Bummer

Posted on August 22nd, 2009 by Lindsay under Uncategorized.

Here I was, all set to start plugging away at my regular updates, and my computer up and decides that my camera is no longer its friend. I don’t know what’s up. One day everything was fine, then today there’s nothing. Sometimes when I plug the camera in the computer will recognize that something new has been plugged in, but that’s it. No asking me what to do. No option to upload any pictures. This simply won’t do.

If I had been able to upload pictures this afternoon, I was going to show you the edging on Aestlight and talk about how knitting it has been like pulling teeth for me. It’s beautiful and simple. I have no clue why the edging has been such a pain.

If I had been able to upload photos tonight, I could have shown you how I sucked up the pain and finished my project. I’m waiting to block it until my new blocking pads come in from KnitPicks, but it’s still very nice looking. Since I can’t show anything for it, it’s a bit anticlimactic, no?

Aside from the knitting, I have two big things coming up. First, I went to the dentist the other day and it turns out that I need a bone transplant in my mouth. This, I predict, is going to be disgusting. I had an extra tooth in my mouth when I was younger and apparently when it was removed, either a chunk of my lower jaw got taken or it left a hole that just eroded away. Really, I’m not so sure what the cause is because 1) the dentist and technician were using those big dental terminology words that I don’t know and 2) I was more or less sitting there thinking, “Wait. They want to put what where??”. Where does my new bone piece come from? A cadaver handily donated for such things. Sadly for me, this will not be the first chunk of death that’s been pieced into my body. I don’t know if I’ve mentioned it before, but I had to have a few brain operations when I was in my early teens. In the end, they had to patch me up with cadaver because I couldn’t seem to keep the back of my head together. Nice. Hopefully this will be the last “donation” I need to take. But really…..in my mouth?? Eww.

Big news #2. I start grad school on Tuesday!!! I was totally not expecting this! It was my plan to go into grad school for forensic psychology right after I got my last bachelor’s degree. Unfortunately, my wrapping up of that coincided with the death of my father, cancer and various other diseases in my mother, sickness in my grandfather and just a lot of other things that made my time not my own. It’s been 2 years now and the stress of not having anything for myself has recently been taking a real toll on me. I decided while I was on my trip that even though I had missed all the deadlines, I was going to contact the university I wanted to go to for my masters and see if I could do anything at all. The first person I talked to said no, that it was too late, but scheduled me with a graduate adviser. I went in last Wednesday and we worked it out so that I can start the program as a non-credit student and take a limited amount of credits, then enroll as a credit student next fall. The program only takes new students in the fall, so being able to start now is such a big deal. And besides that, holy crap!! I’m going to grad school!! Tuesday!! I still need to take some tests in November, but I should be all set to go. This semester I’m only taking one class as I’m a bit put of practice being a student and it’s something I want to slowly introduce into my home life. My mother’s very happy for me, but there are others (or other) who aren’t so keen on the idea and think it would be more worth my time to be a full-time caretaker and start popping out some kids. Next semester, hopefully after it’s established that it’s not like I’m abandoning everyone and grad school doesn’t equate my fading off into the sunset, I’ll take 2 classes. After that, I’m going to go all out and hopefully take about 12 credits or so a semester, plus summer classes. If all goes well, I can finish in 2 years.
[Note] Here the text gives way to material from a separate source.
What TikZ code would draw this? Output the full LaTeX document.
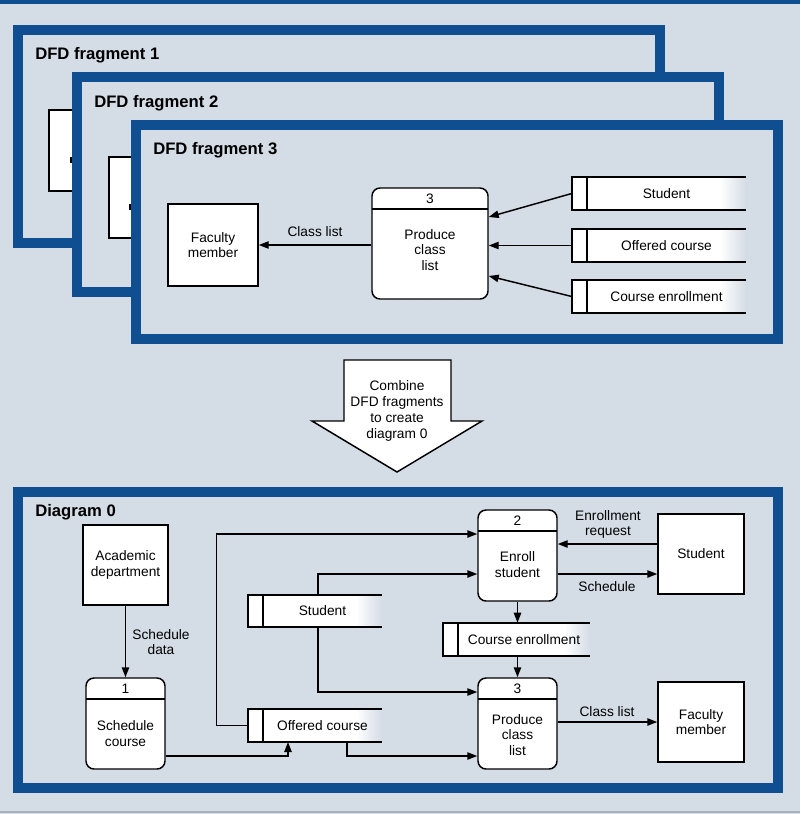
\documentclass[tikz,border=0pt]{standalone}
\usepackage{fontspec}
\setmainfont{Liberation Sans}
\usetikzlibrary{arrows.meta,calc}
\definecolor{bgc}{RGB}{212,220,229}
\definecolor{fblue}{RGB}{14,78,145}
\definecolor{btmline}{RGB}{165,176,188}
\tikzset{
  txt/.style={font=\fontsize{10.3}{11.5}\selectfont, align=center, inner sep=0pt},
  ttl/.style={font=\fontsize{12.5}{14}\selectfont\bfseries, anchor=west, inner sep=0pt},
  frame/.style={draw=fblue, line width=7.5pt, fill=bgc},
  ext/.style={draw, fill=white, line width=1.1pt, txt, inner sep=0pt},
  proc/.style={draw, fill=white, line width=1.1pt, rounded corners=6pt, inner sep=0pt},
  arr/.style={line width=1.1pt, -{Triangle[length=7.5pt,width=5.5pt]}},
  ln/.style={line width=1.1pt},
}
% data store: #1 name, #2 x1, #3 y1, #4 x2, #5 y2, #6 text
\newcommand\dstore[6]{%
  \fill[white] (#2,#3) rectangle (#4-26,#5);
  \shade[left color=white,right color=bgc] (#4-26,#3) rectangle (#4,#5);
  \draw[ln] (#4,#3) -- (#2,#3) -- (#2,#5) -- (#4,#5);
  \draw[ln] (#2+15,#3) -- (#2+15,#5);
  \path (#2,#3) coordinate (#1-nw) (#4,#5) coordinate (#1-se);
  \node[inner sep=0pt, minimum width={(#4-#2)*0.75pt}, minimum height={(#5-#3)*0.75pt}] (#1) at ({(#2+#4)/2},{(#3+#5)/2}) {};
  \node[txt] (#1-t) at ({(#2+15+#4)/2},{(#3+#5)/2}) {#6};
}
% process: #1 name, #2 cx, #3 top, #4 w(px), #5 h(px), #6 number, #7 text, #8 text cy
\newcommand\procbox[8]{%
  \node[proc, minimum width={#4*0.75pt}, minimum height={#5*0.75pt}] (#1) at (#2,{#3+#5/2}) {};
  \draw[ln] ({#2-#4/2},#3+21) -- ({#2+#4/2},#3+21);
  \node[txt] (#1-n) at (#2,#3+11) {#6};
  \node[txt] (#1-t) at (#2,#8) {#7};
}
\begin{document}
\begin{tikzpicture}[x=0.75pt,y=-0.75pt]
\useasboundingbox (0,0) rectangle (800,814);
\fill[bgc] (0,0) rectangle (800,814);
\fill[fblue] (0,0) rectangle (800,4);
\draw[btmline, line width=0.8pt] (0,812) -- (800,812);

% ---------- Fragment 1 ----------
\draw[frame] (18,30) rectangle (660,243);
\node[ttl] (t1) at (35,55) {DFD fragment 1};
\node[ext, minimum width=67.5pt, minimum height=60.75pt] (b1) at (94,150.5) {};
\fill (70,157) rectangle (73,163);

% ---------- Fragment 2 ----------
\draw[frame] (77,77) rectangle (719,292);
\node[ttl] (t2) at (94,103) {DFD fragment 2};
\node[ext, minimum width=67.5pt, minimum height=60.75pt] (b2) at (154,197.5) {};
\fill (129,204) rectangle (132,210);

% ---------- Fragment 3 ----------
\draw[frame] (136,125) rectangle (778,339);
\node[ttl] (t3) at (153,150) {DFD fragment 3};
\node[ext, minimum width=67.5pt, minimum height=61.5pt] (fac3) at (213,245) {Faculty\\member};
\procbox{p3}{430}{188}{116}{111}{3}{Produce\\class\\list}{250}
\dstore{st3s}{572}{177}{746}{210}{Student}
\dstore{st3o}{572}{229}{746}{262}{Offered course}
\dstore{st3c}{572}{280}{746}{313}{Course enrollment}
\draw[arr] (p3.west |- fac3.east) -- (fac3.east) node[txt, midway, above=6pt] (cl3) {Class list};
\draw[arr] (st3s.west) -- ($(p3.east)+(0,-26.5)$);
\draw[arr] (st3o.west) -- (p3.east |- st3o.west);
\draw[arr] (st3c.west) -- ($(p3.east)+(0,32.5)$);

% ---------- Big arrow ----------
\draw[ln, fill=white, line join=miter] (344,360) -- (451,360) -- (451,421) -- (482,421) -- (397,472) -- (312,421) -- (344,421) -- cycle;
\node[txt, font=\fontsize{10.3}{12}\selectfont] (comb) at (397,411) {Combine\\DFD fragments\\to create\\diagram 0};

% ---------- Diagram 0 ----------
\draw[frame] (18,491.5) rectangle (778,788);
\node[ttl] (t0) at (35,512) {Diagram 0};
\node[ext, minimum width=63.75pt, minimum height=60pt] (acad) at (125.5,565) {Academic\\department};
\procbox{p1}{125.5}{678}{79}{91}{1}{Schedule\\course}{733.5}
\procbox{p2}{517.5}{510}{79}{91}{2}{Enroll\\student}{564.5}
\procbox{p3b}{517.5}{678}{79}{91}{3}{Produce\\class\\list}{735}
\node[ext, minimum width=64.5pt, minimum height=60pt] (stud) at (701,554) {Student};
\node[ext, minimum width=64.5pt, minimum height=60pt] (fac) at (701,722) {Faculty\\member};
\dstore{stu0}{248}{595}{382}{627}{Student}
\dstore{off0}{248}{709}{382}{742}{Offered course}
\dstore{ce0}{443}{623}{590}{656}{Course enrollment}

\draw[arr] (acad.south) -- (p1.north);
\node[txt] (sdl) at (161,642) {Schedule\\data};
\draw[arr] ($(p1.east)+(0,32.5)$) -| ($(off0-nw |- off0-se)+(40,0)$);
\draw[arr] (off0.west) -- ++(-31,0) |- ($(p2.west)+(0,-21.5)$);
\draw[arr] ($(stu0-nw)+(70,0)$) |- ($(p2.west)+(0,18.5)$);
\draw[arr] ($(stu0-nw |- stu0-se)+(70,0)$) |- ($(p3b.west)+(0,-31.5)$);
\draw[arr] ($(off0-nw |- off0-se)+(99,0)$) |- ($(p3b.west)+(0,32.5)$);
\draw[arr] ($(stud.west)+(0,-10)$) -- ($(p2.east)+(0,-11.5)$);
\node[txt] (erq) at (608,524.5) {Enrollment\\request};
\draw[arr] ($(p2.east)+(0,18.5)$) -- ($(stud.west)+(0,20)$);
\node[txt] (sch) at (607,587) {Schedule};
\draw[arr] (p2.south) -- (p2.south |- ce0.north);
\draw[arr] (p3b.north |- ce0.south) -- (p3b.north);
\draw[arr] (p3b.east |- fac.west) -- (fac.west);
\node[txt] (cl0) at (607,712) {Class list};
\end{tikzpicture}
\end{document}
Well, that’s it from me. I’m praying I can figure out this camera issue and show off my Aestlight. Next, I’m casting on for Clothilde in some LSS. I think I might have to cast on for some plain stockinette socks in an awesome colorway of STR, too, just to get my sock mojo back. It figures that it’d get lost when I have about 5 pairs of socks to finish.

Photos soon to follow?? Here’s hoping.

3 Comments

  1. Zonda Says:

    Bummer on the camera/computer issue and on having to have dental work done :(. Congrats on starting Grad school though! Good for you!

  2. irishgirlieknits Says:

    Congrats on starting Grad School!! That is so exciting and taking care of you is so important!!! Now if only we could get those bummer things out of the way….

  3. Dawn Says:

    Congratulations on the grad school and I hope you figure out your camera problems.